Zasilacz widac przecież że LOGIC (charakterystyczne literki, kod EAN) - do wymiany.
Odkurzyć kompa, wymienic pastę na procu, ogarnąć kable.
Ale skoro człowiek dotychczas tego nie zrobił to może lepiej dać znajomemu co sie zna aby to ogarnął za dobrego litra + koszt puszki z powietrzem.

Sam sobie odpowiedziałeś - masz marne chłodzenie, pewnie procka. Mój lapek jak na nim grałem w lato wyłączył się po 15 min, ostygł i można go było włączyć, aż po 4 takim razie spalił się kontroler dysków.
Teraz ma ustawioną wydajność procka na 85%, aby za bardzo się nie grzał.

1 polubienie

Sprawdzałem temperature procka i jak gram w lepsze gry do podchodzi pod 100 stopni, paste wymieniłem ale ot nic nie pomaga ?

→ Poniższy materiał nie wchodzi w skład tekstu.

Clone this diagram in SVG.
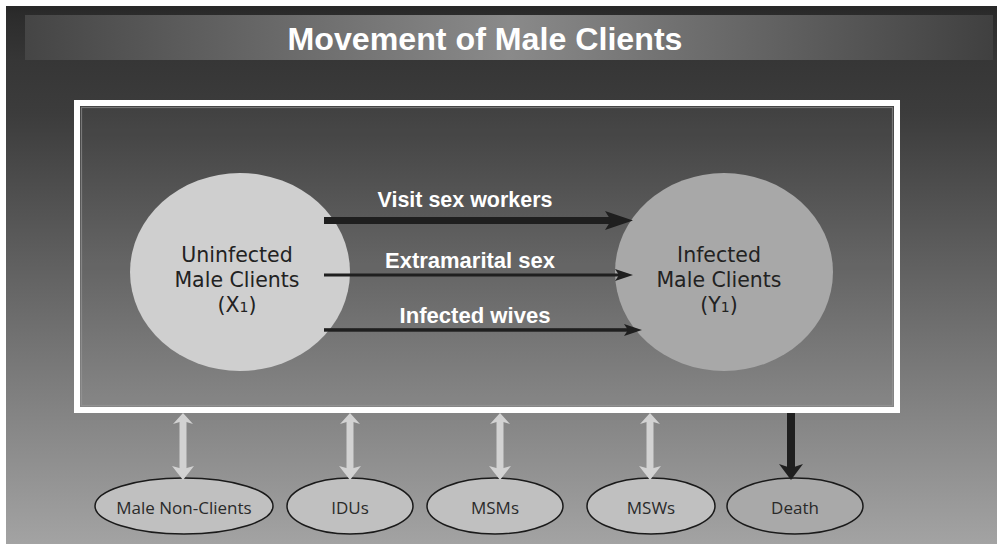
<svg xmlns="http://www.w3.org/2000/svg" width="998" height="544" viewBox="0 0 998 544">
  <defs>
    <linearGradient id="bgGrad" x1="0" y1="6" x2="0" y2="544" gradientUnits="userSpaceOnUse">
      <stop offset="0" stop-color="#282828"/>
      <stop offset="0.02" stop-color="#2c2c2c"/>
      <stop offset="0.1" stop-color="#363636"/>
      <stop offset="0.2" stop-color="#3c3c3c"/>
      <stop offset="1" stop-color="#a3a3a3"/>
    </linearGradient>
    <linearGradient id="bandGrad" x1="25" y1="0" x2="993" y2="0" gradientUnits="userSpaceOnUse">
      <stop offset="0" stop-color="#454545"/>
      <stop offset="0.5" stop-color="#8a8a8a"/>
      <stop offset="1" stop-color="#404040"/>
    </linearGradient>
    <style>
      .title { font-family: "Liberation Sans", Arial, sans-serif; font-weight: bold; font-size: 31px; fill: #ffffff; }
      .flow { font-family: "Liberation Sans", Arial, sans-serif; font-weight: bold; font-size: 22px; fill: #ffffff; }
      .big { font-family: "DejaVu Sans", "Liberation Sans", sans-serif; font-size: 20.5px; fill: #222222; }
      .small { font-family: "Open Sans", "Liberation Sans", sans-serif; font-size: 17px; fill: #2a2a2a; }
      .sub { font-size: 14px; }
      .pool { fill: #c0c0c0; stroke: #1a1a1a; stroke-width: 1.5; }
      .dark { fill: #1f1f1f; }
      .light { fill: #d2d2d2; }
    </style>
  </defs>

  <!-- backdrop -->
  <rect x="6" y="6" width="991" height="538" fill="url(#bgGrad)"/>
  <rect x="25" y="15" width="968" height="45" fill="url(#bandGrad)"/>
  <text class="title" x="485" y="50" text-anchor="middle" textLength="395" lengthAdjust="spacingAndGlyphs">Movement of Male Clients</text>

  <!-- system boundary -->
  <g id="boundary">
    <rect x="77" y="103" width="820" height="307" fill="#ffffff" fill-opacity="0.03" stroke="#ffffff" stroke-width="6"/>
    <rect x="81.5" y="107.5" width="811" height="298" fill="none" stroke="#9a9a9a" stroke-width="1.2" stroke-opacity="0.6"/>
  </g>

  <g id="uninfected">
    <ellipse cx="240" cy="272" rx="110" ry="99" fill="#cfcfcf"/>
    <text class="big" x="237" y="262" text-anchor="middle">Uninfected</text>
    <text class="big" x="237" y="287" text-anchor="middle">Male Clients</text>
    <text class="big" x="237" y="312" text-anchor="middle">(X<tspan class="sub">1</tspan>)</text>
  </g>

  <g id="infected">
    <ellipse cx="724" cy="272" rx="109" ry="99" fill="#a8a8a8"/>
    <text class="big" x="719" y="262" text-anchor="middle">Infected</text>
    <text class="big" x="719" y="287" text-anchor="middle">Male Clients</text>
    <text class="big" x="719" y="312" text-anchor="middle">(Y<tspan class="sub">1</tspan>)</text>
  </g>

  <g id="male-non-clients">
    <ellipse class="pool" cx="184" cy="506" rx="89" ry="28"/>
    <text class="small" x="184" y="514" text-anchor="middle">Male Non-Clients</text>
  </g>
  <g id="idus">
    <ellipse class="pool" cx="350" cy="506" rx="63" ry="28"/>
    <text class="small" x="350" y="514" text-anchor="middle">IDUs</text>
  </g>
  <g id="msms">
    <ellipse class="pool" cx="495" cy="506" rx="68" ry="28"/>
    <text class="small" x="495" y="514" text-anchor="middle">MSMs</text>
  </g>
  <g id="msws">
    <ellipse class="pool" cx="651" cy="506" rx="64" ry="28"/>
    <text class="small" x="651" y="514" text-anchor="middle">MSWs</text>
  </g>
  <g id="death">
    <ellipse class="pool" cx="795" cy="506" rx="68" ry="28" style="fill:#a9a9a9"/>
    <text class="small" x="795" y="514" text-anchor="middle">Death</text>
  </g>

  <!-- connectors -->
  <g id="connectors">
    <!-- infection routes -->
    <rect class="dark" x="324" y="217" width="288" height="7"/>
    <polygon class="dark" points="633,220.5 605,211 611,220.5 605,230"/>
    <text class="flow" x="465" y="207" text-anchor="middle" textLength="175" lengthAdjust="spacingAndGlyphs">Visit sex workers</text>

    <rect class="dark" x="324" y="273.5" width="296" height="3"/>
    <polygon class="dark" points="633,275 615,269 619,275 615,281"/>
    <text class="flow" x="470" y="268" text-anchor="middle" textLength="170" lengthAdjust="spacingAndGlyphs">Extramarital sex</text>

    <rect class="dark" x="324" y="328.2" width="304" height="3.5"/>
    <polygon class="dark" points="642,330 624,324 628,330 624,336"/>
    <text class="flow" x="475" y="323" text-anchor="middle" textLength="151" lengthAdjust="spacingAndGlyphs">Infected wives</text>

    <!-- exchanges with other groups -->
    <g class="light">
      <rect x="179.5" y="420" width="7" height="50"/>
      <polygon points="183,413 173,424 183,421 193,424"/>
      <polygon points="183,480 172,466 183,469 194,466"/>

      <rect x="346.5" y="420" width="7" height="50"/>
      <polygon points="350,413 340,424 350,421 360,424"/>
      <polygon points="350,480 339,466 350,469 361,466"/>

      <rect x="496.5" y="420" width="7" height="50"/>
      <polygon points="500,413 490,424 500,421 510,424"/>
      <polygon points="500,480 489,466 500,469 511,466"/>

      <rect x="646.5" y="420" width="7" height="50"/>
      <polygon points="650,413 640,424 650,421 660,424"/>
      <polygon points="650,480 639,466 650,469 661,466"/>
    </g>

    <!-- mortality -->
    <rect class="dark" x="787" y="413" width="8" height="56"/>
    <polygon class="dark" points="791,480 779,464 791,468 803,464"/>
  </g>
</svg>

… a nie miałeś w tym komputerze kiedyś i3 i dokupiłeś może przypadkiem mocniejszy procek, ale zostawiłeś stare chłodzenie, bo “dobre”?

@kojot090 pokaż aktualne zdjęcie wnętrza komputera.

Ten komputer składał mi gościu 5 lat temu co ma sklep komputerowy. Pamiętam, że jak go włączyłem zainstalowałem wtedy Battlefield 3 grałem na maxa i sie wyłączał. Wtedy zawiozłem go do niego i nie wiem co wymienił, ale było ok. Teraz jest to samo, także nie wiem dokładnie o co chodzi ?

Czytasz co się do Ciebie pisze?

Wymieniłeś na co? Jak na jakieś silikonowe barachło za 2 zł to nie ma szans by się coś zmieniło. Druga rzecz czy przed wymiana pasty na pewno wsio elegancko wyczyściłeś ze starej pasty, a chłodzenie przylega jak należy?

… no i czy to chłodzenie do i5/i7 czy Golda/i3, te drugie są słabsze.
Po zdjęciu za diabła nie umiem określić. :wink:

Dopóki nie zobaczę wyczyszczonego wnętrza, nie udzielam się w tym temacie.

Przy niekręconych prockach nie ma to wielkiego znaczenia. Różnica jest pomijalna, ale przy odpowiednio położonych chłodzeniu do 100 stopni i awaryjnego zrzutu nie ma prawa dojść. Jest syf, pasta to pewnie barachło lub jest nieodpowiedni zaaplikowana i/lub chłodzenie źle dociśnięte. Najpierw porządki, a potem reszta czyli zasilacz.

Pokaże na dniach nie ma mnie w domu aktualnie. Umiem czytać.